Google grows, and works really hard to retain nimble minds
When a product manager at Google told his bosses this year that he was quitting to take a job at Facebook, they offered him a large raise.
When a product manager at Google told his bosses this year that he was quitting to take a job at Facebook, they offered him a large raise. When he said it was not about the money, they told him he could have a promotion, work in a different area or even start his own company inside Google.
He turned down all the inducements and joined Google’s newest rival. “Google’s got to be a lot bigger and slower-moving of a company,” said the former manager, who would speak only on the condition of anonymity to protect business relationships. “At Facebook, I could see how quickly I could get things done compared to Google.”
Google, which only 12 years ago was a scrappy start-up in a garage, now finds itself viewed in Silicon Valley as the big, lumbering incumbent. Inside the company some of its best engineers are chafing under the growing bureaucracy and are leaving to start or work at smaller, nimbler companies.

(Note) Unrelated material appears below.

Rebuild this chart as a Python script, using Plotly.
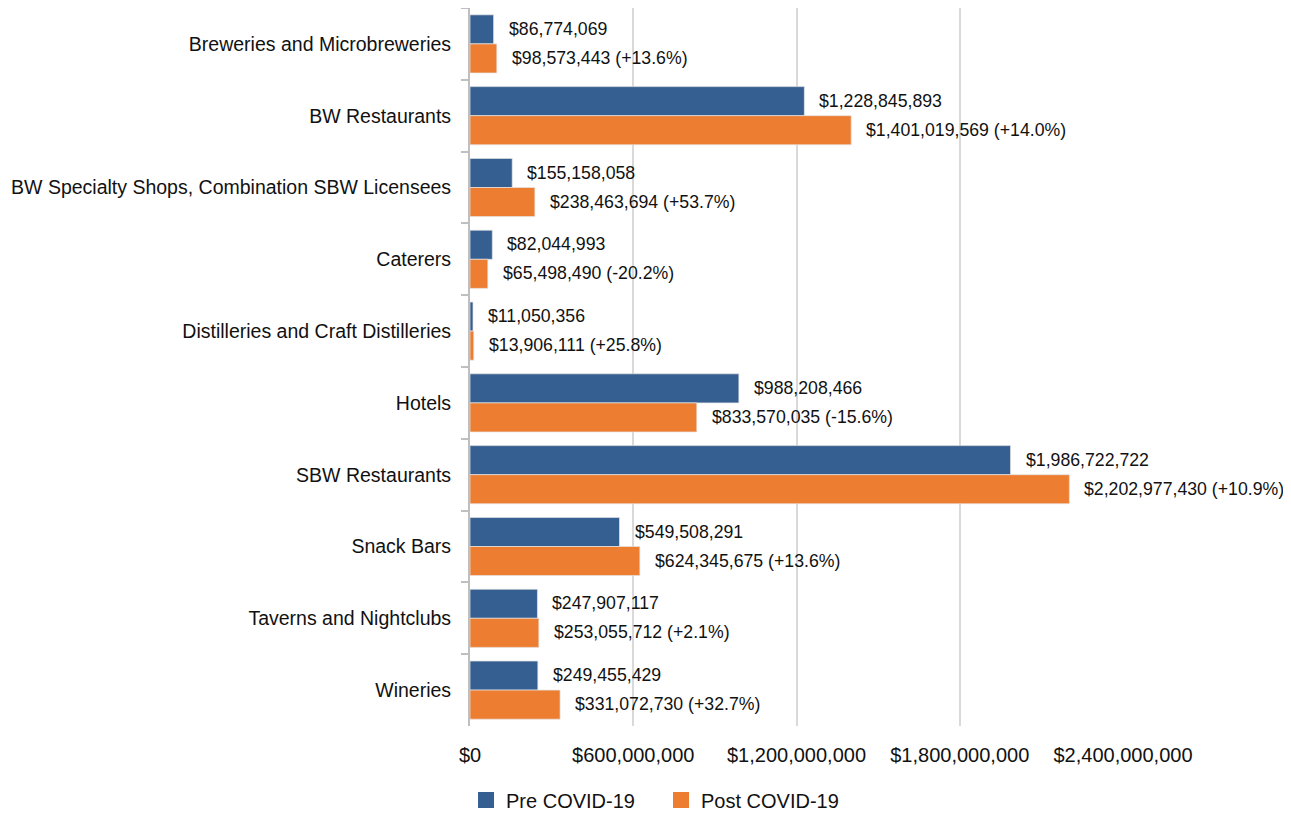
import plotly.graph_objects as go

categories = [
    "Breweries and Microbreweries",
    "BW Restaurants",
    "BW Specialty Shops, Combination SBW Licensees",
    "Caterers",
    "Distilleries and Craft Distilleries",
    "Hotels",
    "SBW Restaurants",
    "Snack Bars",
    "Taverns and Nightclubs",
    "Wineries",
]
pre_covid = [86774069, 1228845893, 155158058, 82044993, 11050356,
             988208466, 1986722722, 549508291, 247907117, 249455429]
post_covid = [98573443, 1401019569, 238463694, 65498490, 13906111,
              833570035, 2202977430, 624345675, 253055712, 331072730]
pct_change = ["+13.6%", "+14.0%", "+53.7%", "-20.2%", "+25.8%",
              "-15.6%", "+10.9%", "+13.6%", "+2.1%", "+32.7%"]
tick_vals = [0, 600000000, 1200000000, 1800000000, 2400000000]
tick_text = ["$0", "$600,000,000", "$1,200,000,000", "$1,800,000,000", "$2,400,000,000"]
series_names = ["Pre COVID-19", "Post COVID-19"]

FONT = "Liberation Sans, Arial, sans-serif"
BLUE = "#365F91"
ORANGE = "#ED7D31"
TXT = "#111111"

fig = go.Figure()
for name, vals, col in zip(series_names, [pre_covid, post_covid], [BLUE, ORANGE]):
    fig.add_trace(go.Bar(
        name=name, y=categories, x=vals, orientation="h", showlegend=False,
        marker=dict(color=col, line=dict(color="rgba(230,230,230,0.7)", width=1)),
        hoverinfo="x+y",
    ))
# legend entries with larger square symbols
for name, col in zip(series_names, [BLUE, ORANGE]):
    fig.add_trace(go.Scatter(
        name=name, x=[None], y=[None], mode="markers",
        marker=dict(symbol="square", size=21, color=col), showlegend=True,
    ))

annotations = []
for c, a, b, p in zip(categories, pre_covid, post_covid, pct_change):
    annotations.append(dict(x=a, y=c, xref="x", yref="y", text=f"${a:,}",
                            showarrow=False, xanchor="left", yanchor="middle",
                            xshift=13, yshift=15, font=dict(family=FONT, size=17.7, color=TXT)))
    annotations.append(dict(x=b, y=c, xref="x", yref="y", text=f"${b:,} ({p})",
                            showarrow=False, xanchor="left", yanchor="middle",
                            xshift=13, yshift=-14, font=dict(family=FONT, size=17.7, color=TXT)))

fig.update_layout(
    width=1283, height=808,
    barmode="group", bargap=0.19, bargroupgap=0,
    plot_bgcolor="white", paper_bgcolor="white",
    margin=dict(l=462, r=168, t=0, b=90),
    font=dict(family=FONT, size=19, color=TXT),
    annotations=annotations,
    legend=dict(orientation="h", xref="container", yref="container",
                x=0.357, xanchor="left", y=0.0198, yanchor="middle",
                font=dict(family=FONT, size=20, color=TXT),
                traceorder="normal", itemwidth=30, entrywidth=150, entrywidthmode="pixels"),
    xaxis=dict(range=[0, 2400000000], tickvals=tick_vals, ticktext=tick_text,
               showgrid=True, gridcolor="#D9D9D9", gridwidth=2, zeroline=False,
               showline=False, ticks="outside", ticklen=11, tickcolor="rgba(0,0,0,0)",
               tickfont=dict(family=FONT, size=20, color=TXT), automargin=False),
    yaxis=dict(autorange="reversed", showline=True, linecolor="#BFBFBF", linewidth=2,
               ticks="outside", tickson="boundaries", ticklen=7, tickcolor="#BFBFBF",
               tickwidth=2, tickfont=dict(family=FONT, size=19.5, color=TXT),
               ticklabelstandoff=13, automargin=False),
)

fig.write_html("out.html")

Recent departures include low-level engineers, product managers and prominent managers like Lars Rasmussen, who helped create Google Maps and Wave before he left for Facebook, and Omar Hamoui, the founder of AdMob who was vice president for mobile ads at Google and is now looking for his next project. At least 142 of Facebook’s employees came from Google.
Corporate sclerosis is a problem for all companies as they grow. But a hardening of the bureaucracy and a slower pace of work is even more perceptible, where companies grow at Internet speed and pride themselves on constant innovation — and where the most talented people are often those with the most entrepreneurial drive.
Much of Silicon Valley’s innovation comes about as engineers leave companies to start their own. For Google, which in five years has grown to 23,000 employees from 5,000 and to $23.7 billion in revenue from $3.2 billion, the risk is that it will miss the best people and the next great idea. “It’s a short step from scale to sclerosis,” said Daniel H Pink, an author and analyst on the workplace. “It becomes a more acute problem in Silicon Valley, where in a couple years, you could have some competitor in a garage ready to put you out entirely.”